» Instructions for the task
Using the data below, return the stretch from the line that contains "Recreate this image" through the line that contains "asc_err = [0.033, 0.042, 0.049, 0.060, 0.072, 0.060]", both included, exactly as it stands and nothing beyond it.

» Records for the task
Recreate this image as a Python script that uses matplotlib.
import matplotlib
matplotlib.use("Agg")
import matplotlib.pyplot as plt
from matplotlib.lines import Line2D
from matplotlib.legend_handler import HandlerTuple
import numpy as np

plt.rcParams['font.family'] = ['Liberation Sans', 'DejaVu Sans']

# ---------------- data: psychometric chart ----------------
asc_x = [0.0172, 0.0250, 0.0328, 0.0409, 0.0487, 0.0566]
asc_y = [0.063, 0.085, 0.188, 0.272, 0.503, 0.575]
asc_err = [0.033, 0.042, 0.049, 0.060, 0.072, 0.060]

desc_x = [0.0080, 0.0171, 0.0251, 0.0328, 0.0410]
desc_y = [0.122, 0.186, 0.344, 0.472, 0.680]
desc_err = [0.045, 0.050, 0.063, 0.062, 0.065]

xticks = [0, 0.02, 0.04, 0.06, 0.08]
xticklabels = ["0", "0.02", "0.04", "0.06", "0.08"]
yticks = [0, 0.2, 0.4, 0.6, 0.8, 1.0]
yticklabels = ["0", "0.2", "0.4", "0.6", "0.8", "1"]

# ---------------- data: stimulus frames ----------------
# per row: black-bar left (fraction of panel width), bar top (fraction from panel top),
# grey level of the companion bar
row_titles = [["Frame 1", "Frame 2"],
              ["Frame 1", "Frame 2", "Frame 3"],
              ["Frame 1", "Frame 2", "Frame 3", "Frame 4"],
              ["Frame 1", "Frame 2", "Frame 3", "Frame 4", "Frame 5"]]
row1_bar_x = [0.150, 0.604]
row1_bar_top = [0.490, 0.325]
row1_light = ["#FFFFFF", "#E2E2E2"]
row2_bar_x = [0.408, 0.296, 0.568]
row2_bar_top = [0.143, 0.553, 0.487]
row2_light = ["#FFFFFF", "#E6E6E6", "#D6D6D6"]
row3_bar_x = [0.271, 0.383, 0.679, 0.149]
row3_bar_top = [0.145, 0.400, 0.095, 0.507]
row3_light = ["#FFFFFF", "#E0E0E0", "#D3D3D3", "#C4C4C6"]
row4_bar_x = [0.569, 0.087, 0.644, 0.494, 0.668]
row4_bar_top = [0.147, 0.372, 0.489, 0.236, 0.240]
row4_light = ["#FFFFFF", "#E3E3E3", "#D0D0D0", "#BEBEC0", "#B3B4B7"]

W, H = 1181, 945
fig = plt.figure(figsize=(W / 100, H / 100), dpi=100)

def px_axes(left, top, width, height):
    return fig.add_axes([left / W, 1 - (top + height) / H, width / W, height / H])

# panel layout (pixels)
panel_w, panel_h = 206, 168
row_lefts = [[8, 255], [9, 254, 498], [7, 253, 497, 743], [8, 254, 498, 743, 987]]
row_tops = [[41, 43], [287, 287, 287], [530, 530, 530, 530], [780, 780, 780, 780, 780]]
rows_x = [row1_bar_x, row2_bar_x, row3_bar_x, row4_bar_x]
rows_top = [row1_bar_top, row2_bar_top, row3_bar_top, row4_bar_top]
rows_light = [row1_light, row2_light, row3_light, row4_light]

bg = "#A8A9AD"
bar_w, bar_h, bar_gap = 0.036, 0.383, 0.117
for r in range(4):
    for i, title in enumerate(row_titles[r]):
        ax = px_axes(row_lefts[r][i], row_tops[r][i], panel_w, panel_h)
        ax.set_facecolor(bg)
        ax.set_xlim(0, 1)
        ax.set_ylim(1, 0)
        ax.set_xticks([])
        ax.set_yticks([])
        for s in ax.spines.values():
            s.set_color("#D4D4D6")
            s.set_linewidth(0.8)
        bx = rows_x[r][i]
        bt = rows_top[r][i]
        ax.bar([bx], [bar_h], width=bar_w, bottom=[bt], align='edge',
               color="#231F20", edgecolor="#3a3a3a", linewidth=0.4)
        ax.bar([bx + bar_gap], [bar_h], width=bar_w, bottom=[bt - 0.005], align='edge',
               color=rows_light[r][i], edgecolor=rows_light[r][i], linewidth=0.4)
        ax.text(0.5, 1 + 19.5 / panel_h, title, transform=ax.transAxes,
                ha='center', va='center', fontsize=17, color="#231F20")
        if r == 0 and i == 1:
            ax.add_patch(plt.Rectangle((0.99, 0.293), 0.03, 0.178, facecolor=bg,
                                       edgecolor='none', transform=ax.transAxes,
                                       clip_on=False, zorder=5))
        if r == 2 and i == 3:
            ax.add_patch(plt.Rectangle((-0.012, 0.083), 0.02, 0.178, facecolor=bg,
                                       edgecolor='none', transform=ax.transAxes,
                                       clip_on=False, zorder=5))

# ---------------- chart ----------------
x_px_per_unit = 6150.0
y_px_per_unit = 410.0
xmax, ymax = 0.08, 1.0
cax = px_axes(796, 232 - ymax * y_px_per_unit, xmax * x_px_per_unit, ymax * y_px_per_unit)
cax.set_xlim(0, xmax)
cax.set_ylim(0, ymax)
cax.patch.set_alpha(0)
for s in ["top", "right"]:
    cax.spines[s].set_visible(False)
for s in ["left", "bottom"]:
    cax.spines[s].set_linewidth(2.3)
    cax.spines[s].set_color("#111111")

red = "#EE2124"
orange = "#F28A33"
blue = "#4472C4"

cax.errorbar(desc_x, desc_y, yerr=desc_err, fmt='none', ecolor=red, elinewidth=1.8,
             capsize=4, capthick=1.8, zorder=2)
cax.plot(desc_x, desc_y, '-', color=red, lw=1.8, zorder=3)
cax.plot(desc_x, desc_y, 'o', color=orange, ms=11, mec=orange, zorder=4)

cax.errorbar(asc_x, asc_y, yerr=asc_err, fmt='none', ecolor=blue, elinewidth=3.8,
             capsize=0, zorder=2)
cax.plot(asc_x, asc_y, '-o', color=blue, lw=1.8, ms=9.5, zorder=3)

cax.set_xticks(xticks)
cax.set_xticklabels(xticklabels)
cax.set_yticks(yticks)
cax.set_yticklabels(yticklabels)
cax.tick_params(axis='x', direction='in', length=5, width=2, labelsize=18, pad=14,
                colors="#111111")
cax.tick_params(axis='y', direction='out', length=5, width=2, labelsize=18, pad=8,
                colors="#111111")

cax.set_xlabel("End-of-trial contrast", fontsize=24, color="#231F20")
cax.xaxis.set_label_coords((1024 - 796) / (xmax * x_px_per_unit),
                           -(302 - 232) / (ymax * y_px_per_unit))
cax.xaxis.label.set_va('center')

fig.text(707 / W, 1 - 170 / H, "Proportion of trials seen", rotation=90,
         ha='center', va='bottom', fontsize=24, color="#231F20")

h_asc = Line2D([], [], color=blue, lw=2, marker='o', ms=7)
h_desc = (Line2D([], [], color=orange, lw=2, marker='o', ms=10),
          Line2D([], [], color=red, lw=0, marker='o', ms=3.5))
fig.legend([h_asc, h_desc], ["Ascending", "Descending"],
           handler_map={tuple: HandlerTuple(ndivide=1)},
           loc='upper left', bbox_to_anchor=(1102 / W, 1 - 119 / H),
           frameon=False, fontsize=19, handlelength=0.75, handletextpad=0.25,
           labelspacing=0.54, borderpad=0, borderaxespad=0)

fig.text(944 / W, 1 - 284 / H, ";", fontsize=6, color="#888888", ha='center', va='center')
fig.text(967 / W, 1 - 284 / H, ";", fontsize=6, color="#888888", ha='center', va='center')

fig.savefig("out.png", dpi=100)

==

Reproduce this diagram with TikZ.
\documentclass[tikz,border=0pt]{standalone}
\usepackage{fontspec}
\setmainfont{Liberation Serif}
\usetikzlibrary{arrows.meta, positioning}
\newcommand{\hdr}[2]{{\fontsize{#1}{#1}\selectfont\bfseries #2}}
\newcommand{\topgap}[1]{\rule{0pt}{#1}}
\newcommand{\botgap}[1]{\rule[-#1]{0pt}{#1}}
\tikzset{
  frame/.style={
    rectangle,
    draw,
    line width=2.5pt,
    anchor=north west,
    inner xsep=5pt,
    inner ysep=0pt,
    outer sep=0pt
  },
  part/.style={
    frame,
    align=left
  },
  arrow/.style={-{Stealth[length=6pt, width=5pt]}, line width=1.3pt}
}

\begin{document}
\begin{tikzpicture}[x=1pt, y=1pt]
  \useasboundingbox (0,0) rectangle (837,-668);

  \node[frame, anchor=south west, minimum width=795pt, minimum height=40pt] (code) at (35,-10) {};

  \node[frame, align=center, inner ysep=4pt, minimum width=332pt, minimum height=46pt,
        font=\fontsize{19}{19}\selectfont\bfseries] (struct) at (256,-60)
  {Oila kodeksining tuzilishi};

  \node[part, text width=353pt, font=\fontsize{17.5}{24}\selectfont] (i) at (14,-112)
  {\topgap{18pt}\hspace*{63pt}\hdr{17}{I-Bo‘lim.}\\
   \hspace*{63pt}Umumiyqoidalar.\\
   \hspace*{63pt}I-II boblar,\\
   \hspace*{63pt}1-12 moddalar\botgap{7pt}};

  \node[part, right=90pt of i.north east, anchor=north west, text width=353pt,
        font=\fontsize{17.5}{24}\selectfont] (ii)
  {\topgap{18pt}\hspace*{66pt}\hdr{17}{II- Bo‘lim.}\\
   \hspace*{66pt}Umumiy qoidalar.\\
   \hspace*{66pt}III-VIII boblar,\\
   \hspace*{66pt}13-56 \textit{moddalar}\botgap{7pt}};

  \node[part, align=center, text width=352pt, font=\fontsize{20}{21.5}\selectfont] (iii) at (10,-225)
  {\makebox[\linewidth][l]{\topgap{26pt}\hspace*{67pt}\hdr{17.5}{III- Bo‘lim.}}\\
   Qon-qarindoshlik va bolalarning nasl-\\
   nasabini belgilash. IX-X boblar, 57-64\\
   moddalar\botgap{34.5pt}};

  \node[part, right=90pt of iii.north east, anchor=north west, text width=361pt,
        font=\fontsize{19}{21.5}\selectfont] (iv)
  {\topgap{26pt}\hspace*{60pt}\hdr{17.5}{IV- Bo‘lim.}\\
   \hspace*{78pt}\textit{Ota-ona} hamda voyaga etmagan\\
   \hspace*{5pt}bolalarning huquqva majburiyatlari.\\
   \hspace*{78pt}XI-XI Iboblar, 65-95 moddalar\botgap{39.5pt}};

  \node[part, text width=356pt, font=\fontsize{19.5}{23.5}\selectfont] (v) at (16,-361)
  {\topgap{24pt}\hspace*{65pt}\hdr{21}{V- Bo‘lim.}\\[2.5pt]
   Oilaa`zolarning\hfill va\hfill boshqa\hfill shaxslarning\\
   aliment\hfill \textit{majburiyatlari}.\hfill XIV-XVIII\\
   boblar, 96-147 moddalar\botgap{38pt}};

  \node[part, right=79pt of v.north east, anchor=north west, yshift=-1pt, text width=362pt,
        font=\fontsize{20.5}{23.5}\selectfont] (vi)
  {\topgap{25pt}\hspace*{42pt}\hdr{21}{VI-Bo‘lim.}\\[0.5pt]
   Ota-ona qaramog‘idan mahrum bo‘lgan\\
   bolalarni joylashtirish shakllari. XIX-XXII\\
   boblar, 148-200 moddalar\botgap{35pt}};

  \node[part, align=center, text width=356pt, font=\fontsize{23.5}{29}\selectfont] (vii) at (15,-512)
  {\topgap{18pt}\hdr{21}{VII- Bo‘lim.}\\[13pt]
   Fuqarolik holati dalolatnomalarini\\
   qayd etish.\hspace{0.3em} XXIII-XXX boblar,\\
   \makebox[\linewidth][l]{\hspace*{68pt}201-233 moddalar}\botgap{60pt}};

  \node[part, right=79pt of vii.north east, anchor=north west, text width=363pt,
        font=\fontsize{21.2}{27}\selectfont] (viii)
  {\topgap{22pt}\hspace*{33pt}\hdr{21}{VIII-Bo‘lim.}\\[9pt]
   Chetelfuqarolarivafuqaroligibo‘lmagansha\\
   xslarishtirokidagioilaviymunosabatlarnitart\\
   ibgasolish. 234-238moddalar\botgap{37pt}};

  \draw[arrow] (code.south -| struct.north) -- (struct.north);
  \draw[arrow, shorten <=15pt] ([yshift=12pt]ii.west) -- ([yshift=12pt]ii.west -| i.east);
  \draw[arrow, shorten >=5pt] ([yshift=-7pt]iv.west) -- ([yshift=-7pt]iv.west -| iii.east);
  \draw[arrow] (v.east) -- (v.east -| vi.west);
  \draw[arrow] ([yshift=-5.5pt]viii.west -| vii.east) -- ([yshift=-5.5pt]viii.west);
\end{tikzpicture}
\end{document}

» Solved exercise
Recreate this image as a Python script that uses matplotlib.
import matplotlib
matplotlib.use("Agg")
import matplotlib.pyplot as plt
from matplotlib.lines import Line2D
from matplotlib.legend_handler import HandlerTuple
import numpy as np

plt.rcParams['font.family'] = ['Liberation Sans', 'DejaVu Sans']

# ---------------- data: psychometric chart ----------------
asc_x = [0.0172, 0.0250, 0.0328, 0.0409, 0.0487, 0.0566]
asc_y = [0.063, 0.085, 0.188, 0.272, 0.503, 0.575]
asc_err = [0.033, 0.042, 0.049, 0.060, 0.072, 0.060]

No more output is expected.